With little progress to show beyond an opening for further talks, that was clearly the right thing to do. Even so, the highlighting at this stage of just how far apart the two sides still are in these discussions may not have been a costless exercise.
*** In the run up to these meetings, Beijing quietly ratcheted up the pressure on Washington to make a point they are forcing the US side to the negotiating table, and not the other way around. Over the last few weeks, from what we understand, Chinese central authorities have accepted applications from European, Canadian, and Japanese financial institutions to conduct business in China, but postponed accepting applications from US financial institutions and companies, including automakers, to do the same. ***
*** And while leaving the door open for negotiation, senior Chinese officials involved in these discussions continue to push back on what they see as extremely aggressive US demands, justified or not. It remains, we are told, impossible for China to make “substantial concessions” on its existing positions; namely that China will never abandon its Made in China 2025 strategy, never give up subsidies to state-owned enterprises, and never allow a “sharp appreciation” of the RMB to correct US-China trade imbalances. ***
*** It is also, they maintain, “absolutely impossible” for China to unilaterally reduce its trade surplus, as demanded, especially at the pace suggested by the US delegation. What the Chinese side continues to look for in exchange from the US is a reciprocal relaxation of existing restrictions on high-tech exports to China, a long-time demand of Beijing’s, and one that while perhaps good for business, flies in the face of US strategic security considerations. ***
Setting the Tone
In the run-up to this week’s trip by the US economic team to Beijing, spearheaded by Treasury Secretary Steve Mnuchin, Chinese officials were struggling to draw the line between US negotiating demands and political positions.
These talks already, they warned, should not be considered a forum for resolving the bilateral trade issues, but rather just for the two sides to feel each other out.

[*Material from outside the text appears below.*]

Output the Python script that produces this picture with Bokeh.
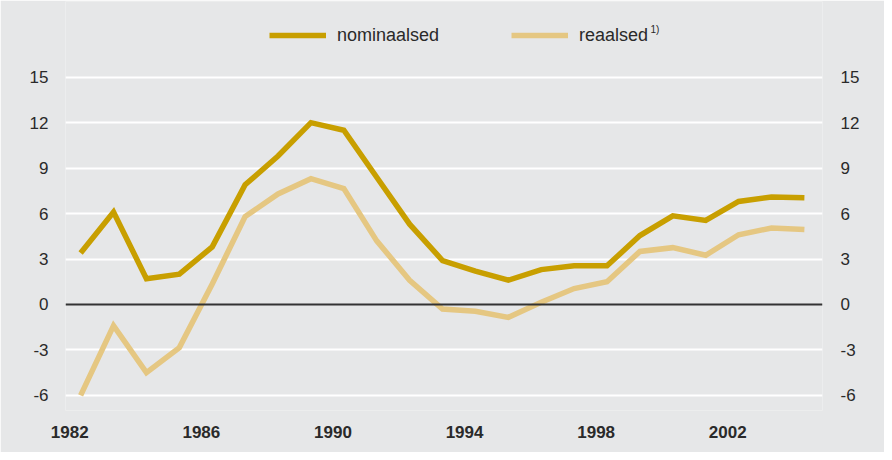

And if the Trump team was to simply insist on its own positions, focusing only on “short-term America First” goals, they would all go away from the meetings empty-handed.
Indeed, the Chinese government, to pre-empt any potential negative headlines in the wake of the meetings, ordered Chinese media to refrain from reporting on the trade talks beyond what would officially be released by the state-controlled Xinhua News Agency. Washington, for its part, was careful to downplay expectations as well.
Looking for an Opening
Looking ahead, Beijing notes that the US Trade Representative has scheduled a public hearing for May 15 on Chinese trade practices, and that the US Treasury Department has said it may announce new restrictions on Chinese investments into the US on May 21.
Chinese officials are watching these closely for any signs of an opening from the US, but have fully prepared adequate measures to counter any new round of trade pressures from Washington if these are to go ahead as planned, and the current talks are to fail.
Their assumption, however, remains that both sides have shown an intent, and will show a continued commitment, to enter into a comprehensive trade agreement – difficult as that will be to effect.
And, if the Trump Administration indicates it is ready to compromise on its positions, China, we are told, will send a high-level delegation to Washington for a second round of talks, to be held sometime in June.